Explicit representations involving Stirling numbers can be deduced with Lagrange's interpolation formula:

\begin{align}S_k(x)&= \sum_{n=0}^k (-1)^{k-n} S_{k+n,n} {{x+n \choose n} {x+k+1 \choose k-n} \over {k+n \choose n}} \\ &= \sum_{n=0}^k (-1)^n s_{k+n+1,n+1} {{x-k \choose n} {x-k-n-1 \choose k-n} \over {k+n \choose k}}\\ &= k! \sum_{j=0}^k (-1)^{k-j}\sum_{m=j}^k {x+m\choose m}{m\choose j}L_{k+m}^{(-k-j)}(-j).\end{align}

Here, $L_n^{(\alpha)}$ are Laguerre polynomials.

These following relations hold as well:

${k+m \choose k} S_k(x-m)= \sum_{i=0}^k (-1)^{k-i} {k+m \choose i} S_{k-i+m,m} \cdot S_i(x),$

where $S_{k,n}$ is the Stirling number of the second kind and

${k-m \choose k} S_k(x+m)= \sum_{i=0}^k {k-m \choose i} s_{m,m-k+i} \cdot S_i(x),$

where $s_{k,n}$ is the Stirling number of the first kind.

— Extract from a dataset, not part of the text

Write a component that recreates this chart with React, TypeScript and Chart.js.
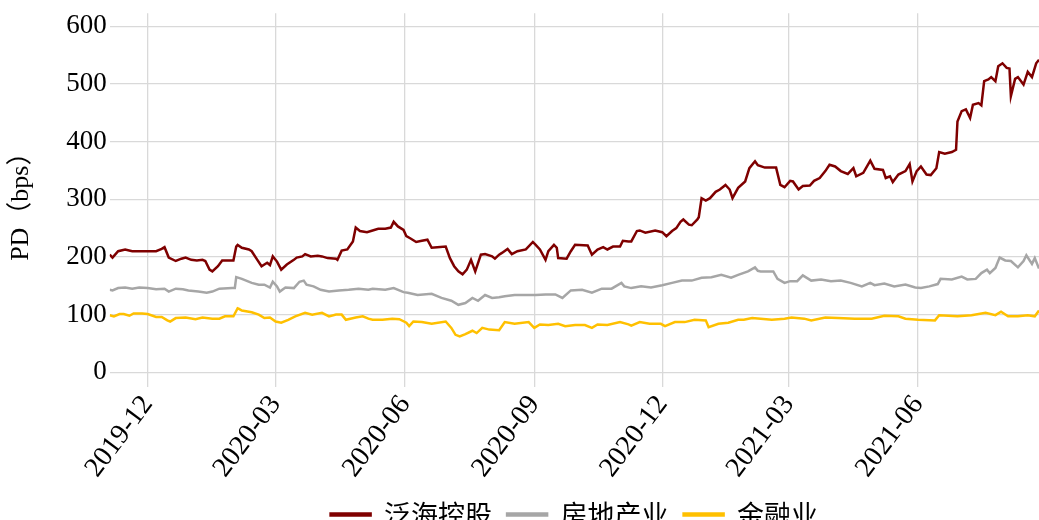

By differentiating the generating function it readily follows that

$S_k^\prime(x)=-\sum_{j=0}^{k-1} {k\choose j} S_j(x) \frac{B_{k-j}}{k-j}.$

## Relations to other polynomials

Closely related to Stirling polynomials are Nørlund polynomials (or generalized Bernoulli polynomials) with generating function

$\left( {t \over {e^t-1}} \right) ^a e^{z t}= \sum_{k=0}^\infty B^{(a)}_k(z){t^k \over k!}.$

The relation is given by $S_k(x)= B_k^{(x+1)}(x+1)$.